Martin Bender ajoute «l'appui sur la jambe extérieure dans les virages. Et l'importance du gainage. Sinon, rien de spécial. Le ski sollicite davantage les jambes et le VTT les épaules, les bras».
«Le pilotage d'un VTT ressemble beaucoup au freeride», confirme Nicolas Hale-Wood, double patron du Freeride World Tour et du Verbier E-Bike Festival. «Dans les deux cas, quand la tête repère une ligne et décide de la prendre, le corps suit. On retrouve aussi cette même sensation de contact avec la nature, de repérage, d'adaptation, de conquête des grands espaces.»
Théo Cheli voit bien quelques différences mais elles tiennent moins à l'effet d'optique, aux mouvements du corps, qu'à la configuration du terrain: «D'un côté, il y a un sport de glisse et de l'autre, du pilotage. Les pentes que l'on attaque en VTT sont plus faibles, et on passe aussi plus de temps à freiner. Et les chutes peuvent être plus dangereuses...»
A l'Ecole suisse de VTT, tous les élèves de Théo Cheli sont des skieurs confirmés! Ils apprennent les mêmes bases: «Tenue, équilibre, transmission, freinage et sauts. Ils n'arrêtent jamais. Dès que la neige a fondu, ils enfourchent leur VTT. D'ailleurs, certaines remontées mécaniques, elles aussi, tournent désormais sans interruption, presque 10 mois sur 12.»

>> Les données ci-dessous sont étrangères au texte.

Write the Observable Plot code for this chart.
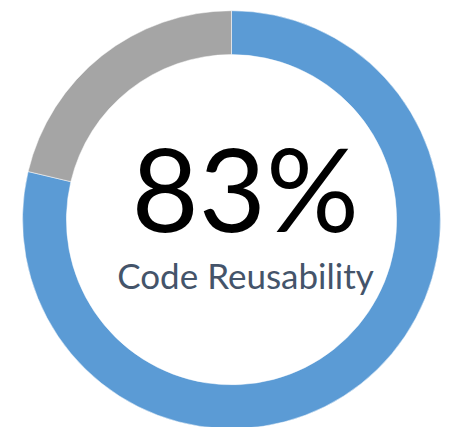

Martin Bender, quand il donne des cours, reçoit une clientèle moins bi-curious: «Des personnes, notamment du Sud de la France, n'ont jamais skié mais descendent toute l'année en VTT. Reste que le format des cours est sensiblement le même: comme dans les écoles de ski, on commence avec les bases et on finit sur une piste noire.»
Martin Bender aime «ces deux sports car ils permettent de se débrouiller seuls», sans dieu ni maître. Il confesse certes une légère préférence: «Le ski parce que je suis un peu meilleur. Parce que le terrain de jeu est un peu plus grand. Parce qu'on est plus libre et que c'est plus "mousse" dans la poudre. Je ne commence pas ma saison de VTT avant d'avoir terminé celle de freeride, même si les deux se chevauchent au printemps.»
Martin Bender n'en vise pas moins les Mondiaux de VTT 2025 en Valais. «Plusieurs athlètes canadiens arrivent à concilier le le freeride et la descente. J'ai l'impression que ce n'est pas impossible. En tous cas, je vais continuer.»
Mêmes ambivalences affectives chez Théo Cheli: «J'ai eu de nombreuses blessures aux genoux et j'ai dû arrêter; mais je n'ai pas totalement tiré un trait sur le freeride. Si mon corps pouvait encaisser une grosse préparation en été, je repartirais volontiers pour un Tour. Je n'ai pas encore montré tout ce que je pouvais faire et c'est très difficile de partir sur ce sentiment.»
Lui aussi a une préférence. Ou disons qu'il n'oublie pas ses origines: «Skier dans la poudreuse restera toujours une sensation inégalée. Surtout que cette poudreuse devient de plus en plus rare, ce qui renforce son côté exceptionnel.» On oublie trop souvent que si la bible nous demande de retourner à la poussière, elle ajoute un peu plus loin: «Parce que tu es poudre, tu retourneras aussi en poudre.»